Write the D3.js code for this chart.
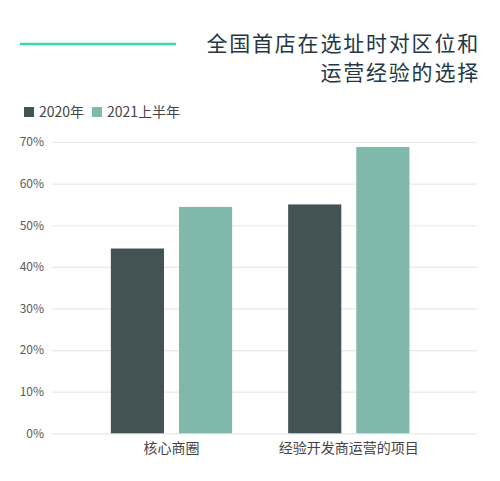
<!DOCTYPE html>
<meta charset="utf-8">
<title>全国首店选址</title>
<style>
  body { margin: 0; background: #fff; }
  text { font-family: "Noto Sans CJK SC", "Noto Sans", sans-serif; }
</style>
<div id="viz"></div>
<script src="https://cdnjs.cloudflare.com/ajax/libs/d3/7.8.5/d3.min.js"></script>
<script>

var categories = ["核心商圈", "经验开发商运营的项目"];
var series = ["2020年", "2021上半年"];
var values2020 = [0.444, 0.55];
var values2021H1 = [0.544, 0.688];
var yTicks = [0, 0.1, 0.2, 0.3, 0.4, 0.5, 0.6, 0.7];
var titleLines = ["全国首店在选址时对区位和", "运营经验的选择"];

var width = 500;
var height = 481;
var colors = ["#435254", "#80b9ab"];

var svg = d3.select("#viz")
  .append("svg")
  .attr("width", width)
  .attr("height", height);

// title + accent line
svg.append("line")
  .attr("x1", 20).attr("x2", 176)
  .attr("y1", 44).attr("y2", 44)
  .attr("stroke", "#2fe29b")
  .attr("stroke-width", 2.5);

svg.selectAll(".title")
  .data(titleLines)
  .enter().append("text")
  .attr("class", "title")
  .attr("x", 480)
  .attr("y", function(d, i) { return 51 + i * 29; })
  .attr("text-anchor", "end")
  .attr("font-size", 21)
  .attr("letter-spacing", 1.8)
  .attr("fill", "#243743")
  .text(function(d) { return d; });

// legend
var legendX = [24, 92];
var legend = svg.selectAll(".legend")
  .data(series)
  .enter().append("g")
  .attr("class", "legend")
  .attr("transform", function(d, i) { return "translate(" + legendX[i] + ",107)"; });
legend.append("rect")
  .attr("width", 10).attr("height", 10)
  .attr("fill", function(d, i) { return colors[i]; });
legend.append("text")
  .attr("x", 15).attr("y", 10)
  .attr("font-size", 14)
  .attr("fill", "#444")
  .text(function(d) { return d; });

// scales
var y = d3.scaleLinear().domain([0, 0.7]).range([433.3, 142]);
var x0 = d3.scaleBand().domain(categories).range([52, 468.3])
  .paddingInner(0).paddingOuter(0.174);
var bw = x0.bandwidth();
var x1 = d3.scaleBand().domain(series).range([28, bw - 28]).paddingInner(0.22);

// grid + y labels
var yAxis = d3.axisLeft(y)
  .tickValues(yTicks)
  .tickSize(-(477 - 52))
  .tickPadding(8)
  .tickFormat(d3.format(".0%"));
var gy = svg.append("g")
  .attr("transform", "translate(52,0)")
  .call(yAxis);
gy.select(".domain").remove();
gy.selectAll(".tick line").attr("stroke", "#e8e8e8").attr("stroke-width", 1.2);
gy.selectAll(".tick text")
  .attr("font-size", 12)
  .attr("fill", "#5a5a5a")
  .attr("font-family", "'Noto Sans', sans-serif");

// bars
var rows = categories.map(function(c, i) {
  return { cat: c, vals: [values2020[i], values2021H1[i]] };
});
var groups = svg.selectAll(".grp")
  .data(rows)
  .enter().append("g")
  .attr("class", "grp")
  .attr("transform", function(d) { return "translate(" + x0(d.cat) + ",0)"; });
groups.selectAll("rect")
  .data(function(d) { return d.vals.map(function(v, i) { return { s: series[i], v: v, i: i }; }); })
  .enter().append("rect")
  .attr("x", function(d) { return x1(d.s); })
  .attr("width", x1.bandwidth())
  .attr("y", function(d) { return y(d.v); })
  .attr("height", function(d) { return y(0) - y(d.v); })
  .attr("fill", function(d) { return colors[d.i]; });

// x labels
var xAxis = d3.axisBottom(x0).tickSize(0).tickPadding(10);
var gx = svg.append("g")
  .attr("transform", "translate(0," + y(0) + ")")
  .call(xAxis);
gx.select(".domain").remove();
gx.selectAll(".tick text")
  .attr("font-size", 14)
  .attr("fill", "#444")
  .attr("font-family", "'Noto Sans CJK SC', sans-serif");

</script>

- _Your goal_
Reproduce the listing word for word and omit its pictures.

- _Exercise output_
Write the D3.js code for this chart.
<!DOCTYPE html>
<meta charset="utf-8">
<title>全国首店选址</title>
<style>
  body { margin: 0; background: #fff; }
  text { font-family: "Noto Sans CJK SC", "Noto Sans", sans-serif; }
</style>
<div id="viz"></div>
<script src="https://cdnjs.cloudflare.com/ajax/libs/d3/7.8.5/d3.min.js"></script>
<script>

var categories = ["核心商圈", "经验开发商运营的项目"];
var series = ["2020年", "2021上半年"];
var values2020 = [0.444, 0.55];
var values2021H1 = [0.544, 0.688];
var yTicks = [0, 0.1, 0.2, 0.3, 0.4, 0.5, 0.6, 0.7];
var titleLines = ["全国首店在选址时对区位和", "运营经验的选择"];

var width = 500;
var height = 481;
var colors = ["#435254", "#80b9ab"];

var svg = d3.select("#viz")
  .append("svg")
  .attr("width", width)
  .attr("height", height);

// title + accent line
svg.append("line")
  .attr("x1", 20).attr("x2", 176)
  .attr("y1", 44).attr("y2", 44)
  .attr("stroke", "#2fe29b")
  .attr("stroke-width", 2.5);

svg.selectAll(".title")
  .data(titleLines)
  .enter().append("text")
  .attr("class", "title")
  .attr("x", 480)
  .attr("y", function(d, i) { return 51 + i * 29; })
  .attr("text-anchor", "end")
  .attr("font-size", 21)
  .attr("letter-spacing", 1.8)
  .attr("fill", "#243743")
  .text(function(d) { return d; });

// legend
var legendX = [24, 92];
var legend = svg.selectAll(".legend")
  .data(series)
  .enter().append("g")
  .attr("class", "legend")
  .attr("transform", function(d, i) { return "translate(" + legendX[i] + ",107)"; });
legend.append("rect")
  .attr("width", 10).attr("height", 10)
  .attr("fill", function(d, i) { return colors[i]; });
legend.append("text")
  .attr("x", 15).attr("y", 10)
  .attr("font-size", 14)
  .attr("fill", "#444")
  .text(function(d) { return d; });

// scales
var y = d3.scaleLinear().domain([0, 0.7]).range([433.3, 142]);
var x0 = d3.scaleBand().domain(categories).range([52, 468.3])
  .paddingInner(0).paddingOuter(0.174);
var bw = x0.bandwidth();
var x1 = d3.scaleBand().domain(series).range([28, bw - 28]).paddingInner(0.22);

// grid + y labels
var yAxis = d3.axisLeft(y)
  .tickValues(yTicks)
  .tickSize(-(477 - 52))
  .tickPadding(8)
  .tickFormat(d3.format(".0%"));
var gy = svg.append("g")
  .attr("transform", "translate(52,0)")
  .call(yAxis);
gy.select(".domain").remove();
gy.selectAll(".tick line").attr("stroke", "#e8e8e8").attr("stroke-width", 1.2);
gy.selectAll(".tick text")
  .attr("font-size", 12)
  .attr("fill", "#5a5a5a")
  .attr("font-family", "'Noto Sans', sans-serif");

// bars
var rows = categories.map(function(c, i) {
  return { cat: c, vals: [values2020[i], values2021H1[i]] };
});
var groups = svg.selectAll(".grp")
  .data(rows)
  .enter().append("g")
  .attr("class", "grp")
  .attr("transform", function(d) { return "translate(" + x0(d.cat) + ",0)"; });
groups.selectAll("rect")
  .data(function(d) { return d.vals.map(function(v, i) { return { s: series[i], v: v, i: i }; }); })
  .enter().append("rect")
  .attr("x", function(d) { return x1(d.s); })
  .attr("width", x1.bandwidth())
  .attr("y", function(d) { return y(d.v); })
  .attr("height", function(d) { return y(0) - y(d.v); })
  .attr("fill", function(d) { return colors[d.i]; });

// x labels
var xAxis = d3.axisBottom(x0).tickSize(0).tickPadding(10);
var gx = svg.append("g")
  .attr("transform", "translate(0," + y(0) + ")")
  .call(xAxis);
gx.select(".domain").remove();
gx.selectAll(".tick text")
  .attr("font-size", 14)
  .attr("fill", "#444")
  .attr("font-family", "'Noto Sans CJK SC', sans-serif");

</script>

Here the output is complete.